SET EXERCISE: Drop every picture, then transcribe the remaining data exactly.

Code that draws figures:
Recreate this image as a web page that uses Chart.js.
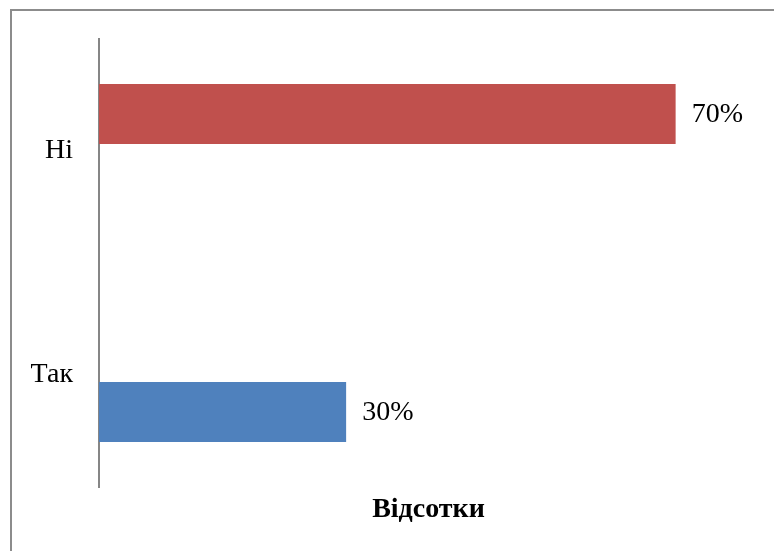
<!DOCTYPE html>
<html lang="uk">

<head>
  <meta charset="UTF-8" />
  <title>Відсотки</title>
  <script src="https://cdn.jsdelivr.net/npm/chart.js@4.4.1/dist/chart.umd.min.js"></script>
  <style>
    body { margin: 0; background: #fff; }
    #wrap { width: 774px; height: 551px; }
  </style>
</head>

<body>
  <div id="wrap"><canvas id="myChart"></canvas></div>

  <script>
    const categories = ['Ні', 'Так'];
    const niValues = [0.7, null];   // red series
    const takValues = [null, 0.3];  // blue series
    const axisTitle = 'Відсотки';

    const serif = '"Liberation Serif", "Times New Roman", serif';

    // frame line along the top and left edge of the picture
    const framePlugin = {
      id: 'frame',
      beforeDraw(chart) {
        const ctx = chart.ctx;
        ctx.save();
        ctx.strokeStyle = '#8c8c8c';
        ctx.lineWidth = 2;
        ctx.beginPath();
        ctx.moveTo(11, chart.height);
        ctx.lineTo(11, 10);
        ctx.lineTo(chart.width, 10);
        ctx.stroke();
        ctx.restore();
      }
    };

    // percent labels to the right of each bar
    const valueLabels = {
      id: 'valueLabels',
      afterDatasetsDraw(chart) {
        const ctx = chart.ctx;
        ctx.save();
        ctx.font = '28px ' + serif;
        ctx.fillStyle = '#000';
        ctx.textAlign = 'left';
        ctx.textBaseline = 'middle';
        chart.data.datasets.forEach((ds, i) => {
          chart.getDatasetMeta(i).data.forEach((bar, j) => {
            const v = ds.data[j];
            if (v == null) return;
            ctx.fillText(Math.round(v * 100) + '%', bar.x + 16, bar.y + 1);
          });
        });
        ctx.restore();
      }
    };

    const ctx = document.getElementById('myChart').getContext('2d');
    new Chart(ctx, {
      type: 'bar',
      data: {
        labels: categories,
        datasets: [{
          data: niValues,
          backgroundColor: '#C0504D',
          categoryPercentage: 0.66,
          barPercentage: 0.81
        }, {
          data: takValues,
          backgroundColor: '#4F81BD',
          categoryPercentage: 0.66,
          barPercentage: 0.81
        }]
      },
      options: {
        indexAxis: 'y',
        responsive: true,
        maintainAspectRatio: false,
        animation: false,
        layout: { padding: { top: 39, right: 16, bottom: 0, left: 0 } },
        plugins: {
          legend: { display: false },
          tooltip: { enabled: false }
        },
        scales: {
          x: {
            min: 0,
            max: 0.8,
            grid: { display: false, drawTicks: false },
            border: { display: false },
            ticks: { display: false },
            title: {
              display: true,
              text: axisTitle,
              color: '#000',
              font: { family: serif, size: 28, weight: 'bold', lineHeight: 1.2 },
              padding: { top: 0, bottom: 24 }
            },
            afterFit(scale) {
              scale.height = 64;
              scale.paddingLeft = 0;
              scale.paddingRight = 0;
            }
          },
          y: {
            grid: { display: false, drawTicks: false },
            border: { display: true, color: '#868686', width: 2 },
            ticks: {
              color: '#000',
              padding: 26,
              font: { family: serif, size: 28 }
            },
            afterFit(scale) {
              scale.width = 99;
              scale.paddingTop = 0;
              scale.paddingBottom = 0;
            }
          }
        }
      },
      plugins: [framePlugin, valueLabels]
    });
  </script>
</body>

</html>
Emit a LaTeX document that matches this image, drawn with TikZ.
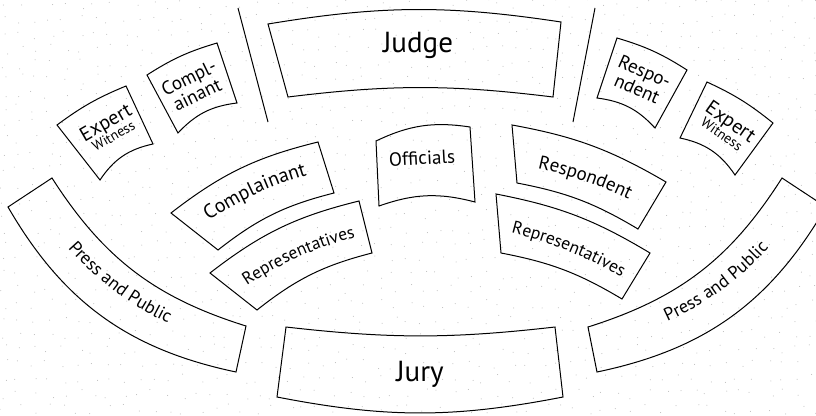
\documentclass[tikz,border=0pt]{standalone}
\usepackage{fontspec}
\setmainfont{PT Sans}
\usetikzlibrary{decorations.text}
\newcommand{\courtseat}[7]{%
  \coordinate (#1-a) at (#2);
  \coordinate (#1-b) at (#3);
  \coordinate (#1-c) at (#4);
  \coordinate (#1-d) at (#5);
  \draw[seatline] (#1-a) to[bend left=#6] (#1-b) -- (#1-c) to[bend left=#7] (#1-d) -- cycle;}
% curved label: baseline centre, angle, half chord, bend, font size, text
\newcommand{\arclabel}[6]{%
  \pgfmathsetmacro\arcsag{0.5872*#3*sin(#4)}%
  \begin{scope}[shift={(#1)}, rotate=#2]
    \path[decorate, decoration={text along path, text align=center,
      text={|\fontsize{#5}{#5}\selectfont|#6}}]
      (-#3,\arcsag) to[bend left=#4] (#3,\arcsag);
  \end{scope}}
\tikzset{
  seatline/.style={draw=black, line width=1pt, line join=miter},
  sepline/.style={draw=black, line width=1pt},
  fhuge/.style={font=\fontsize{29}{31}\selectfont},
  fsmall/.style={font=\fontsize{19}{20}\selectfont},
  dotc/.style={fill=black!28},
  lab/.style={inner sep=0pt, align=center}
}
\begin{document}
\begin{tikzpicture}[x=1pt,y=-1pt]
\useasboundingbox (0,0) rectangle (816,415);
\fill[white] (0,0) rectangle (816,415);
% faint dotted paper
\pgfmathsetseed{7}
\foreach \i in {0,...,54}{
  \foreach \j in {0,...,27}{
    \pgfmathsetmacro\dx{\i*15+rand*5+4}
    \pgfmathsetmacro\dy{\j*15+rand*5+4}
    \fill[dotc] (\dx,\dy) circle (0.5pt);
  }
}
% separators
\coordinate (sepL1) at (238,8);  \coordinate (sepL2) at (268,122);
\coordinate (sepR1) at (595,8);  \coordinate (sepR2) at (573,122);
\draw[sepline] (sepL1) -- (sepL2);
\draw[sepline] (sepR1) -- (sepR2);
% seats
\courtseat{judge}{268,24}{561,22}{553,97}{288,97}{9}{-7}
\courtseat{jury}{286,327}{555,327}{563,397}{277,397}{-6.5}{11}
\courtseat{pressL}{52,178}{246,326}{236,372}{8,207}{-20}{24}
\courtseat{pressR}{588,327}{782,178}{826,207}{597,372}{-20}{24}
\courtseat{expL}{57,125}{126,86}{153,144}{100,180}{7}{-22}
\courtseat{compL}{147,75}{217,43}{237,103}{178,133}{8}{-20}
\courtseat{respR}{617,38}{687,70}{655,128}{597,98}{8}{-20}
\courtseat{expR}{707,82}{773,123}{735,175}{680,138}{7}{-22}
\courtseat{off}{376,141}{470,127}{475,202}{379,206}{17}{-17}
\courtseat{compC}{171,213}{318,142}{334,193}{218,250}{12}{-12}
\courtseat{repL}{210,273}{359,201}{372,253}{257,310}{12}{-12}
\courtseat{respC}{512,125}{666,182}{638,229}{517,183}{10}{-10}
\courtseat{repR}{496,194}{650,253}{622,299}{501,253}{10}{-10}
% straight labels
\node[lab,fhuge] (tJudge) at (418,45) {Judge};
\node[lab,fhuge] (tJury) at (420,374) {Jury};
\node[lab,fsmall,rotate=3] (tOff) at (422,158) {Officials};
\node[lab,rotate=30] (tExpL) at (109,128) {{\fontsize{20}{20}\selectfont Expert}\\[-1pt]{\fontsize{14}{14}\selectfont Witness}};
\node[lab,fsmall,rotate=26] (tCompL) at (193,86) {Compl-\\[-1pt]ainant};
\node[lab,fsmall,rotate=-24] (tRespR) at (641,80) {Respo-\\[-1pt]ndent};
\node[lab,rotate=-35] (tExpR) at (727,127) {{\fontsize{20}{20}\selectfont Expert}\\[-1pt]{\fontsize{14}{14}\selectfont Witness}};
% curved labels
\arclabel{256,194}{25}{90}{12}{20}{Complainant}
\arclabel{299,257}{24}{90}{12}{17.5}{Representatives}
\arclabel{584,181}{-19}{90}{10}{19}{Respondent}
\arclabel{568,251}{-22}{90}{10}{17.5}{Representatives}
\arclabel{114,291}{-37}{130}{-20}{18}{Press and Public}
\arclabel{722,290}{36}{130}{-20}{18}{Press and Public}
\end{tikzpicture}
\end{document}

SOLUTION FOR THIS EXERCISE:
Recreate this image as a web page that uses Chart.js.
<!DOCTYPE html>
<html lang="uk">

<head>
  <meta charset="UTF-8" />
  <title>Відсотки</title>
  <script src="https://cdn.jsdelivr.net/npm/chart.js@4.4.1/dist/chart.umd.min.js"></script>
  <style>
    body { margin: 0; background: #fff; }
    #wrap { width: 774px; height: 551px; }
  </style>
</head>

<body>
  <div id="wrap"><canvas id="myChart"></canvas></div>

  <script>
    const categories = ['Ні', 'Так'];
    const niValues = [0.7, null];   // red series
    const takValues = [null, 0.3];  // blue series
    const axisTitle = 'Відсотки';

    const serif = '"Liberation Serif", "Times New Roman", serif';

    // frame line along the top and left edge of the picture
    const framePlugin = {
      id: 'frame',
      beforeDraw(chart) {
        const ctx = chart.ctx;
        ctx.save();
        ctx.strokeStyle = '#8c8c8c';
        ctx.lineWidth = 2;
        ctx.beginPath();
        ctx.moveTo(11, chart.height);
        ctx.lineTo(11, 10);
        ctx.lineTo(chart.width, 10);
        ctx.stroke();
        ctx.restore();
      }
    };

    // percent labels to the right of each bar
    const valueLabels = {
      id: 'valueLabels',
      afterDatasetsDraw(chart) {
        const ctx = chart.ctx;
        ctx.save();
        ctx.font = '28px ' + serif;
        ctx.fillStyle = '#000';
        ctx.textAlign = 'left';
        ctx.textBaseline = 'middle';
        chart.data.datasets.forEach((ds, i) => {
          chart.getDatasetMeta(i).data.forEach((bar, j) => {
            const v = ds.data[j];
            if (v == null) return;
            ctx.fillText(Math.round(v * 100) + '%', bar.x + 16, bar.y + 1);
          });
        });
        ctx.restore();
      }
    };

    const ctx = document.getElementById('myChart').getContext('2d');
    new Chart(ctx, {
      type: 'bar',
      data: {
        labels: categories,
        datasets: [{
          data: niValues,
          backgroundColor: '#C0504D',
          categoryPercentage: 0.66,
          barPercentage: 0.81
        }, {
          data: takValues,
          backgroundColor: '#4F81BD',
          categoryPercentage: 0.66,
          barPercentage: 0.81
        }]
      },
      options: {
        indexAxis: 'y',
        responsive: true,
        maintainAspectRatio: false,
        animation: false,
        layout: { padding: { top: 39, right: 16, bottom: 0, left: 0 } },
        plugins: {
          legend: { display: false },
          tooltip: { enabled: false }
        },
        scales: {
          x: {
            min: 0,
            max: 0.8,
            grid: { display: false, drawTicks: false },
            border: { display: false },
            ticks: { display: false },
            title: {
              display: true,
              text: axisTitle,
              color: '#000',
              font: { family: serif, size: 28, weight: 'bold', lineHeight: 1.2 },
              padding: { top: 0, bottom: 24 }
            },
            afterFit(scale) {
              scale.height = 64;
              scale.paddingLeft = 0;
              scale.paddingRight = 0;
            }
          },
          y: {
            grid: { display: false, drawTicks: false },
            border: { display: true, color: '#868686', width: 2 },
            ticks: {
              color: '#000',
              padding: 26,
              font: { family: serif, size: 28 }
            },
            afterFit(scale) {
              scale.width = 99;
              scale.paddingTop = 0;
              scale.paddingBottom = 0;
            }
          }
        }
      },
      plugins: [framePlugin, valueLabels]
    });
  </script>
</body>

</html>
Emit a LaTeX document that matches this image, drawn with TikZ.
\documentclass[tikz,border=0pt]{standalone}
\usepackage{fontspec}
\setmainfont{PT Sans}
\usetikzlibrary{decorations.text}
\newcommand{\courtseat}[7]{%
  \coordinate (#1-a) at (#2);
  \coordinate (#1-b) at (#3);
  \coordinate (#1-c) at (#4);
  \coordinate (#1-d) at (#5);
  \draw[seatline] (#1-a) to[bend left=#6] (#1-b) -- (#1-c) to[bend left=#7] (#1-d) -- cycle;}
% curved label: baseline centre, angle, half chord, bend, font size, text
\newcommand{\arclabel}[6]{%
  \pgfmathsetmacro\arcsag{0.5872*#3*sin(#4)}%
  \begin{scope}[shift={(#1)}, rotate=#2]
    \path[decorate, decoration={text along path, text align=center,
      text={|\fontsize{#5}{#5}\selectfont|#6}}]
      (-#3,\arcsag) to[bend left=#4] (#3,\arcsag);
  \end{scope}}
\tikzset{
  seatline/.style={draw=black, line width=1pt, line join=miter},
  sepline/.style={draw=black, line width=1pt},
  fhuge/.style={font=\fontsize{29}{31}\selectfont},
  fsmall/.style={font=\fontsize{19}{20}\selectfont},
  dotc/.style={fill=black!28},
  lab/.style={inner sep=0pt, align=center}
}
\begin{document}
\begin{tikzpicture}[x=1pt,y=-1pt]
\useasboundingbox (0,0) rectangle (816,415);
\fill[white] (0,0) rectangle (816,415);
% faint dotted paper
\pgfmathsetseed{7}
\foreach \i in {0,...,54}{
  \foreach \j in {0,...,27}{
    \pgfmathsetmacro\dx{\i*15+rand*5+4}
    \pgfmathsetmacro\dy{\j*15+rand*5+4}
    \fill[dotc] (\dx,\dy) circle (0.5pt);
  }
}
% separators
\coordinate (sepL1) at (238,8);  \coordinate (sepL2) at (268,122);
\coordinate (sepR1) at (595,8);  \coordinate (sepR2) at (573,122);
\draw[sepline] (sepL1) -- (sepL2);
\draw[sepline] (sepR1) -- (sepR2);
% seats
\courtseat{judge}{268,24}{561,22}{553,97}{288,97}{9}{-7}
\courtseat{jury}{286,327}{555,327}{563,397}{277,397}{-6.5}{11}
\courtseat{pressL}{52,178}{246,326}{236,372}{8,207}{-20}{24}
\courtseat{pressR}{588,327}{782,178}{826,207}{597,372}{-20}{24}
\courtseat{expL}{57,125}{126,86}{153,144}{100,180}{7}{-22}
\courtseat{compL}{147,75}{217,43}{237,103}{178,133}{8}{-20}
\courtseat{respR}{617,38}{687,70}{655,128}{597,98}{8}{-20}
\courtseat{expR}{707,82}{773,123}{735,175}{680,138}{7}{-22}
\courtseat{off}{376,141}{470,127}{475,202}{379,206}{17}{-17}
\courtseat{compC}{171,213}{318,142}{334,193}{218,250}{12}{-12}
\courtseat{repL}{210,273}{359,201}{372,253}{257,310}{12}{-12}
\courtseat{respC}{512,125}{666,182}{638,229}{517,183}{10}{-10}
\courtseat{repR}{496,194}{650,253}{622,299}{501,253}{10}{-10}
% straight labels
\node[lab,fhuge] (tJudge) at (418,45) {Judge};
\node[lab,fhuge] (tJury) at (420,374) {Jury};
\node[lab,fsmall,rotate=3] (tOff) at (422,158) {Officials};
\node[lab,rotate=30] (tExpL) at (109,128) {{\fontsize{20}{20}\selectfont Expert}\\[-1pt]{\fontsize{14}{14}\selectfont Witness}};
\node[lab,fsmall,rotate=26] (tCompL) at (193,86) {Compl-\\[-1pt]ainant};
\node[lab,fsmall,rotate=-24] (tRespR) at (641,80) {Respo-\\[-1pt]ndent};
\node[lab,rotate=-35] (tExpR) at (727,127) {{\fontsize{20}{20}\selectfont Expert}\\[-1pt]{\fontsize{14}{14}\selectfont Witness}};
% curved labels
\arclabel{256,194}{25}{90}{12}{20}{Complainant}
\arclabel{299,257}{24}{90}{12}{17.5}{Representatives}
\arclabel{584,181}{-19}{90}{10}{19}{Respondent}
\arclabel{568,251}{-22}{90}{10}{17.5}{Representatives}
\arclabel{114,291}{-37}{130}{-20}{18}{Press and Public}
\arclabel{722,290}{36}{130}{-20}{18}{Press and Public}
\end{tikzpicture}
\end{document}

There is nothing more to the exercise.